Health and Safety at Work Act.

Computers should be used in a manner that does not affect the user’s health.

Personnel Security

Security Incidents
All security incidents are to be reported immediately to the Caldicott Guardian and BAPEN Trustees (Chairman, Secretary and Treasurer) using the Incident Report Form (see Annex A).

Data Import/Export and Disposal

No data can be transferred to other companies or organisations with patient identifiable data or personal data, without the express permission of each owner of the data.

In the exception that financial, sensitive or patient identifiable data needs to be transferred across the internet or transported, then the media used (tapes/disks/memory drive) must be encrypted to the standard of encryption set in the Electronic Government Interface Framework (E-gif) Technical Standards Catalogue version 6.2 (

In brief summary, the NHS information governance data encryption algorithms currently applicable are:

- 3DES (168bit)
- AES 256
- Blowfish

These algorithms should be used with a recommended minimum key length of 256 bits where available. This is the standard we are moving towards and whilst tactical deployments of less robust encryption are acceptable for now this should be kept under review and stronger encryption introduced when practicable.

Where data is to be transferred across the internet or by removable media it is recommended that AES256 encryption is employed.
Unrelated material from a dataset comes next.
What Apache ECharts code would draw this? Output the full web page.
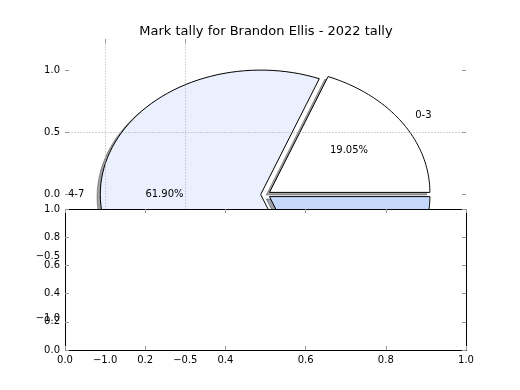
<!DOCTYPE html>
<html>
<head>
<meta charset="utf-8">
<script src="https://cdn.jsdelivr.net/npm/echarts@6/dist/echarts.min.js"></script>
<style>
html,body{margin:0;padding:0;background:#fff;}
#chart{width:520px;height:390px;}
</style>
</head>
<body>
<div id="chart"></div>
<script>
// tally data
var categories = ['0-3', '4-7', '8-10'];
var tally = [4, 13, 4];
// tick labels
var pieXTicks = [-1.0, -0.5];
var pieYTicks = [1.0, 0.5, 0.0, -0.5, -1.0];
var gridXs = [-1.0, -0.5];
var gridYs = [0.5];

var sliceColors = ['#ffffff', '#eaf0fd', '#c6d9fb'];
var explode = 0.03;
var FONT = 'DejaVu Sans';

function fmt(v){
	return (v < 0 ? '\u2212' : '') + Math.abs(v).toFixed(1);
}

var total = 0;
for (var k = 0; k < tally.length; k++) total += tally[k];

function wedgeAngles(i){
	var before = 0;
	for (var j = 0; j < i; j++) before += tally[j];
	var t1 = before / total * Math.PI * 2;
	var t2 = (before + tally[i]) / total * Math.PI * 2;
	return [t1, t2, (t1 + t2) / 2];
}

function wedgePoints(api, i, dx, dy){
	var a = wedgeAngles(i);
	var cx = explode * Math.cos(a[2]) + dx;
	var cy = explode * Math.sin(a[2]) + dy;
	var pts = [api.coord([cx, cy])];
	var n = 90;
	for (var s = 0; s <= n; s++) {
		var t = a[0] + (a[1] - a[0]) * s / n;
		pts.push(api.coord([cx + Math.cos(t), cy + Math.sin(t)]));
	}
	return pts;
}

function shade(hex){
	var r = parseInt(hex.substr(1,2),16), g = parseInt(hex.substr(3,2),16), b = parseInt(hex.substr(5,2),16);
	return 'rgb(' + Math.round(r*0.3) + ',' + Math.round(g*0.3) + ',' + Math.round(b*0.3) + ')';
}

function axis(grid, pos, min, max, interval, z, ticks, labels){
	var a = {
		gridIndex: grid, type: 'value', position: pos, min: min, max: max, interval: interval, z: z,
		axisLine: {show: false, onZero: false},
		axisTick: {show: true, inside: true, length: 4, lineStyle: {color: '#999'}},
		axisLabel: {show: labels, formatter: fmt, margin: 5, color: '#000', fontFamily: FONT, fontSize: 10},
		splitLine: {show: false}
	};
	if (ticks) {
		a.axisTick.customValues = ticks;
		a.axisLabel.customValues = ticks;
	}
	return a;
}

var myChart = echarts.init(document.getElementById('chart'), null, {renderer: 'canvas'});
var option = {
	animation: false,
	backgroundColor: '#fff',
	title: {
		text: 'Mark tally for Brandon Ellis - 2022 tally',
		left: 261,
		textAlign: 'center',
		top: 20,
		textStyle: {fontFamily: FONT, fontSize: 13, fontWeight: 'normal', color: '#000'}
	},
	grid: [
		{left: 65, top: 39, width: 401, height: 311},
		{left: 65, top: 209, width: 401, height: 141}
	],
	xAxis: [
		axis(0, 'bottom', -1.25, 1.25, 0.25, 3, pieXTicks, true),
		axis(0, 'top', -1.25, 1.25, 0.25, 3, pieXTicks, false),
		axis(1, 'bottom', 0, 1, 0.2, 10, null, true),
		axis(1, 'top', 0, 1, 0.2, 10, null, false)
	],
	yAxis: [
		axis(0, 'left', -1.25, 1.25, 0.25, 3, pieYTicks, true),
		axis(0, 'right', -1.25, 1.25, 0.25, 3, pieYTicks, false),
		axis(1, 'left', 0, 1, 0.2, 10, null, true),
		axis(1, 'right', 0, 1, 0.2, 10, null, false)
	],
	series: [
		{
			// pie shadows
			type: 'custom', xAxisIndex: 0, yAxisIndex: 0, z: 1, silent: true,
			data: tally.map(function(v, i){ return [0, 0, i]; }),
			renderItem: function(params, api){
				var i = params.dataIndex;
				var c = shade(sliceColors[i]);
				return {
					type: 'polygon',
					shape: {points: wedgePoints(api, i, -0.02, -0.02)},
					style: {fill: c, stroke: c, lineWidth: 1, opacity: 0.5}
				};
			}
		},
		{
			// pie wedges and labels
			type: 'custom', xAxisIndex: 0, yAxisIndex: 0, z: 2, silent: true,
			data: tally.map(function(v, i){ return [0, 0, i]; }),
			renderItem: function(params, api){
				var i = params.dataIndex;
				var a = wedgeAngles(i);
				var ex = explode * Math.cos(a[2]), ey = explode * Math.sin(a[2]);
				var lx = ex + 1.1 * Math.cos(a[2]), ly = ey + 1.1 * Math.sin(a[2]);
				var px = ex + 0.6 * Math.cos(a[2]), py = ey + 0.6 * Math.sin(a[2]);
				var lp = api.coord([lx, ly]), pp = api.coord([px, py]);
				return {
					type: 'group',
					children: [
						{
							type: 'polygon',
							shape: {points: wedgePoints(api, i, 0, 0)},
							style: {fill: sliceColors[i], stroke: '#000', lineWidth: 1}
						},
						{
							type: 'text',
							style: {x: lp[0], y: lp[1], text: categories[i], fill: '#000', font: '10px "' + FONT + '"',
								align: lx > 0 ? 'left' : 'right', verticalAlign: 'middle'}
						},
						{
							type: 'text',
							style: {x: pp[0], y: pp[1], text: (tally[i] / total * 100).toFixed(2) + '%', fill: '#000', font: '10px "' + FONT + '"',
								align: 'center', verticalAlign: 'middle'}
						}
					]
				};
			}
		},
		{
			// dotted grid lines on top of the pie
			type: 'custom', xAxisIndex: 0, yAxisIndex: 0, z: 3, silent: true,
			data: gridXs.map(function(v){ return [v, 0, 0]; }).concat(gridYs.map(function(v){ return [0, v, 1]; })),
			renderItem: function(params, api){
				var p1, p2;
				if (api.value(2) === 0) {
					p1 = api.coord([api.value(0), -1.25]);
					p2 = api.coord([api.value(0), 1.25]);
				} else {
					p1 = api.coord([-1.25, api.value(1)]);
					p2 = api.coord([1.25, api.value(1)]);
				}
				return {
					type: 'line',
					shape: {x1: Math.round(p1[0]) + 0.5, y1: Math.round(p1[1]) + 0.5, x2: Math.round(p2[0]) + 0.5, y2: Math.round(p2[1]) + 0.5},
					style: {stroke: '#aaa', lineWidth: 1, lineDash: [1, 2]}
				};
			}
		},
		{
			// second (empty) axes box drawn over the lower half
			type: 'custom', xAxisIndex: 2, yAxisIndex: 2, z: 5, silent: true,
			data: [[0, 0]],
			renderItem: function(params, api){
				var p0 = api.coord([0, 0]), p1 = api.coord([1, 1]);
				var x = Math.round(p0[0]) + 0.5, y = Math.round(p1[1]) + 0.5;
				return {
					type: 'rect',
					shape: {x: x, y: y, width: Math.round(p1[0] - p0[0]), height: Math.round(p0[1] - p1[1])},
					style: {fill: '#fff', stroke: '#000', lineWidth: 1}
				};
			}
		}
	]
};
myChart.setOption(option);
</script>
</body>
</html>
This standard is available when using applications such as PGP or WINZIP version 9. With these products the data can be put into a Self Decrypting Archive (SDA) as the software that created the archive does not need to be installed on the recipients’ computer. The pass phrase for the archive must be of an appropriate length and complexity. To ensure the safety of data in transit the pass phrase should be communicated to the recipient separately from the encrypted data so that the intended recipient is the only one able to decrypt the data.

All data that is transported on media must also be sent using a security firm, after approval from the BAPEN Caldicott Guardian.

Disks and tapes exported to other organisations must also be virus checked before despatch. The following procedures should be followed when disposing of records and equipment:

  • Hard disks will be physically broken.
  • CD’s and Floppy Disks will be physically broken
  • A shredder will be used when possible.